Su Re: recensione del film di Giovanni Columbu

Su Re

Su Re è il racconto dei momenti conclusivi della vita di Gesù, dall’ultima cena al tradimento di Giuda nel giardino del Getsemani, dal processo alla crocifissione, passando per tutti gli episodi più importanti avvenuti nelle ore che ne precedono la morte. La Passione trasposta in quella Sardegna tanto cara a Giovanni Columbu, già regista di Arcipelaghi, impressa su pellicola e distribuita dalla Sacher di Nanni Moretti. Una storia tra le più affrontate in campo cinematografico, rielaborata e rappresentata in chiave nuova, grazie all’utilizzo di numerosi espedienti che fanno di Su Re una versione della Passione coraggiosa e innovativa.

 

La vicenda ci viene presentata a partire dal finale, mentre Maria (Pietrina Menneas), in lacrime, stringe tra le mani il volto del figlio senza vita. Stesso punto d’inizio e fine, cui si ritorna attraverso una struttura slegata da un filo cronologico, costruita sull’utilizzo di numerosi flashback, che si alternano senza un ordine temporale preciso, come fossero ricordi confusi dei protagonisti. Una dimensione al di fuori del tempo, trasmessa grazie alla scelta di trasportare la storia tra i paesaggi brulli e pietrosi della Sardegna, tra i costumi e il linguaggio locale.
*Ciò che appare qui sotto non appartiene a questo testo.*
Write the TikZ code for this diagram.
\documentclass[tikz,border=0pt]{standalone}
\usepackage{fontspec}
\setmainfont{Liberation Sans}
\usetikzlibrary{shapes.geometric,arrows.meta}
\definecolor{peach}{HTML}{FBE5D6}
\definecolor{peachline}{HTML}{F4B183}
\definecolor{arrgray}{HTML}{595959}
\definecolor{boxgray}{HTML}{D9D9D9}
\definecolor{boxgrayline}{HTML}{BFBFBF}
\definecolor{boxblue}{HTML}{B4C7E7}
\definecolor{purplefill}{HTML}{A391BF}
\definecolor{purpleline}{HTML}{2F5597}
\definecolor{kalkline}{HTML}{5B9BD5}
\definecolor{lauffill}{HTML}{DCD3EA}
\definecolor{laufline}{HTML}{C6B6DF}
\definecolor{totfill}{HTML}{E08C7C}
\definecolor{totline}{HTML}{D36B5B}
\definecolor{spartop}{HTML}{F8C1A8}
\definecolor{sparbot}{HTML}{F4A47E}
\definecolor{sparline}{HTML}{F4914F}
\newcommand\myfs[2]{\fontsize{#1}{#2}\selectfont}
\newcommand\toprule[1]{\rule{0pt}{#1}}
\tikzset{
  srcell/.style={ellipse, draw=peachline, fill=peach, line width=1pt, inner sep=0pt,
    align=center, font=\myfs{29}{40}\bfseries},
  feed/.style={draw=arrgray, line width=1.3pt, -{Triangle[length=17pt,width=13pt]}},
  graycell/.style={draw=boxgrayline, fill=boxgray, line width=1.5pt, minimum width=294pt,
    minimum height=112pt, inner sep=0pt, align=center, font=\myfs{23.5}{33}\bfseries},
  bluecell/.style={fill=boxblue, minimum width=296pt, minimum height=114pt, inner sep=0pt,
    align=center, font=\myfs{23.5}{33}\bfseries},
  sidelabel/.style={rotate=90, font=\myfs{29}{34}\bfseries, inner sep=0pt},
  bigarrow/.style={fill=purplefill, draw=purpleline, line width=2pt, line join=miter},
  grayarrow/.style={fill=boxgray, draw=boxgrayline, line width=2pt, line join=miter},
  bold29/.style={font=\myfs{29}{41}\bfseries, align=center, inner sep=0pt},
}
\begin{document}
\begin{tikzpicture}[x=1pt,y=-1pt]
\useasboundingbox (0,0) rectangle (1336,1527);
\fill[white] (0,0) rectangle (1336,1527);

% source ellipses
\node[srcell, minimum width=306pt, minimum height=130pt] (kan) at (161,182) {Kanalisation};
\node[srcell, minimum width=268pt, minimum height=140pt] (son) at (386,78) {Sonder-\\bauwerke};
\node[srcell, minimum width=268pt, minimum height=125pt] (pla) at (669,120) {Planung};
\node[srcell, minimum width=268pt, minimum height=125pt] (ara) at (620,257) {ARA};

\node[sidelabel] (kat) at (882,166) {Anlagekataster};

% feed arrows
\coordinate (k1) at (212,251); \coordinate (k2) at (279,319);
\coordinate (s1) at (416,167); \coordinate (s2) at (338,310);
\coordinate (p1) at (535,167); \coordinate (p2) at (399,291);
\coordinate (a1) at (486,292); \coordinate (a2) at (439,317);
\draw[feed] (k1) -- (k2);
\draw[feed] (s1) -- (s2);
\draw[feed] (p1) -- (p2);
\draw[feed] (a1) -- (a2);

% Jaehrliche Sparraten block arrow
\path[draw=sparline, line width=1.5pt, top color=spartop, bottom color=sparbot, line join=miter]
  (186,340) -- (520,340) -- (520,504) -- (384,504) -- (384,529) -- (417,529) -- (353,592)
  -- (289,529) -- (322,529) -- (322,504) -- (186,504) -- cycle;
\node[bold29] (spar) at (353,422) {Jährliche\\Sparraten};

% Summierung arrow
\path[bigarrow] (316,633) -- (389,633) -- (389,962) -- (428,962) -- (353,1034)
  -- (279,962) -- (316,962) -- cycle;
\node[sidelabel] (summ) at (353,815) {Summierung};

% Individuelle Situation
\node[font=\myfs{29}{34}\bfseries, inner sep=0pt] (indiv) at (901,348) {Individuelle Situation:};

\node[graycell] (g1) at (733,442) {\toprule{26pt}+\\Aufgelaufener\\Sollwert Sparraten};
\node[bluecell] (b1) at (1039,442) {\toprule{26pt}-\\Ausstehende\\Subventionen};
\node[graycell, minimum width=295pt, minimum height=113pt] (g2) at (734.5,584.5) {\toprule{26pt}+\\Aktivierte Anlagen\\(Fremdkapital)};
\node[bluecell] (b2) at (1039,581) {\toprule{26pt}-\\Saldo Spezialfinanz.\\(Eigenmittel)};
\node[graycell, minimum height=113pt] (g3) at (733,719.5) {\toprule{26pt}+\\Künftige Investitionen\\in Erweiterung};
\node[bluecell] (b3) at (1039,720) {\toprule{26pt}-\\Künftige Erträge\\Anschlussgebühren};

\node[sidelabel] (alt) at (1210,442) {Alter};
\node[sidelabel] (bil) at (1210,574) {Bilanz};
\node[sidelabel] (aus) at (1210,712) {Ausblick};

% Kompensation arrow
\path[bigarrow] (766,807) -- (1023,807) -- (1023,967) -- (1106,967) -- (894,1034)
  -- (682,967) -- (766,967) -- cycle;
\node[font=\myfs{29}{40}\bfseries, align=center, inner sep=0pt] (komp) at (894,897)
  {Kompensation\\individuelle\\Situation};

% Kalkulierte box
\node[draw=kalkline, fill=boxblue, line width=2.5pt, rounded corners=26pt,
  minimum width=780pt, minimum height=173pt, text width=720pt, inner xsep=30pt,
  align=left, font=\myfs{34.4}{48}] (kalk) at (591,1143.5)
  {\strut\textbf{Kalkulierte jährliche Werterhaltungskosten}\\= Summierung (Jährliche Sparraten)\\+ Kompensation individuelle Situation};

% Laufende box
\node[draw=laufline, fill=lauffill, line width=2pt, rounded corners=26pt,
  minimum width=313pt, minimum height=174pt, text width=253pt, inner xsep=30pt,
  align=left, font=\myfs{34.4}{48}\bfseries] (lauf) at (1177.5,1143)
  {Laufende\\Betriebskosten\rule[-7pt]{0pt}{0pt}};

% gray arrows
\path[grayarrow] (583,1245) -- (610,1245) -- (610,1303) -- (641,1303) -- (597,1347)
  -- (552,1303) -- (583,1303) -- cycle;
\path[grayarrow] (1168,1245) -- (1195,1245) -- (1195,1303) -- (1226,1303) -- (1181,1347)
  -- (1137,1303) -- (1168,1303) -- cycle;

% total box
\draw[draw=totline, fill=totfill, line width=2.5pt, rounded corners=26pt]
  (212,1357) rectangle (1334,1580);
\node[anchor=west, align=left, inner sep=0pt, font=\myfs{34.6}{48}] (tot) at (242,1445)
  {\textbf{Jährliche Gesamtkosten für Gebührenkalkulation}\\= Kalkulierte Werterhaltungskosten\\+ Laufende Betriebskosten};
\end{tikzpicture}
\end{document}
Tutto il film è, infatti, totalmente recitato in dialetto sardo e sottotitolato, un espediente che riesce a dare un sapore arcaico alla rappresentazione, ma allo stesso tempo rende più ostica la visione per lo spettatore.

Su ReLa messa in scena è tecnicamente ben curata, con attimi inquadrati da diverse prospettive, una fotografia splendida, un sonoro assoluto protagonista delle scene più crude, spesso lasciate fuoricampo, particolarmente studiato per penetrare nella testa dello spettatore, come la frusta e i chiodi penetrano nella carne di un Cristo dal volto mai così umano e terreno, interpretato da Fiorenzo Mattu. Proprio la potenza dei volti è la peculiarità più importante del film. Sono le facce dei sofferenti e degli emarginati, segnate dal dolore. Personaggi che hanno un che di pasoliniano, intrisi di umanità e umiltà. Gli attori sono tutti non professionisti, presi dalla strada o addirittura da alcuni centri di salute mentale, eppure capaci di trasmettere emozioni autentiche.
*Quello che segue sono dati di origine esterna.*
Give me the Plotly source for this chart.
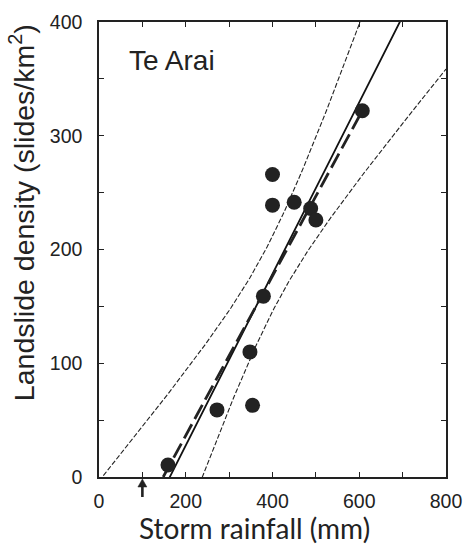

Columbu ha il merito di riportare sullo schermo la Passione di Cristo nell’unico modo in cui poteva avere un senso, caratterizzandola e dandole un taglio più personale, che si discostasse completamente da trasposizioni precedenti. Se dal punto di vista tecnico il film possiede alcuni pregi evidenti, le stesse scelte che lo particolareggiano ne appesantiscono la visione, già debilitata da una trama nota, resa ancor più ostica dal ritmo lento e dalle molte scene di sola mimica. Malgrado ciò la bilancia pende dalla parte di Columbu e il risultato è comunque positivo. Un’opera complessa ma emozionante, suggestiva, umana.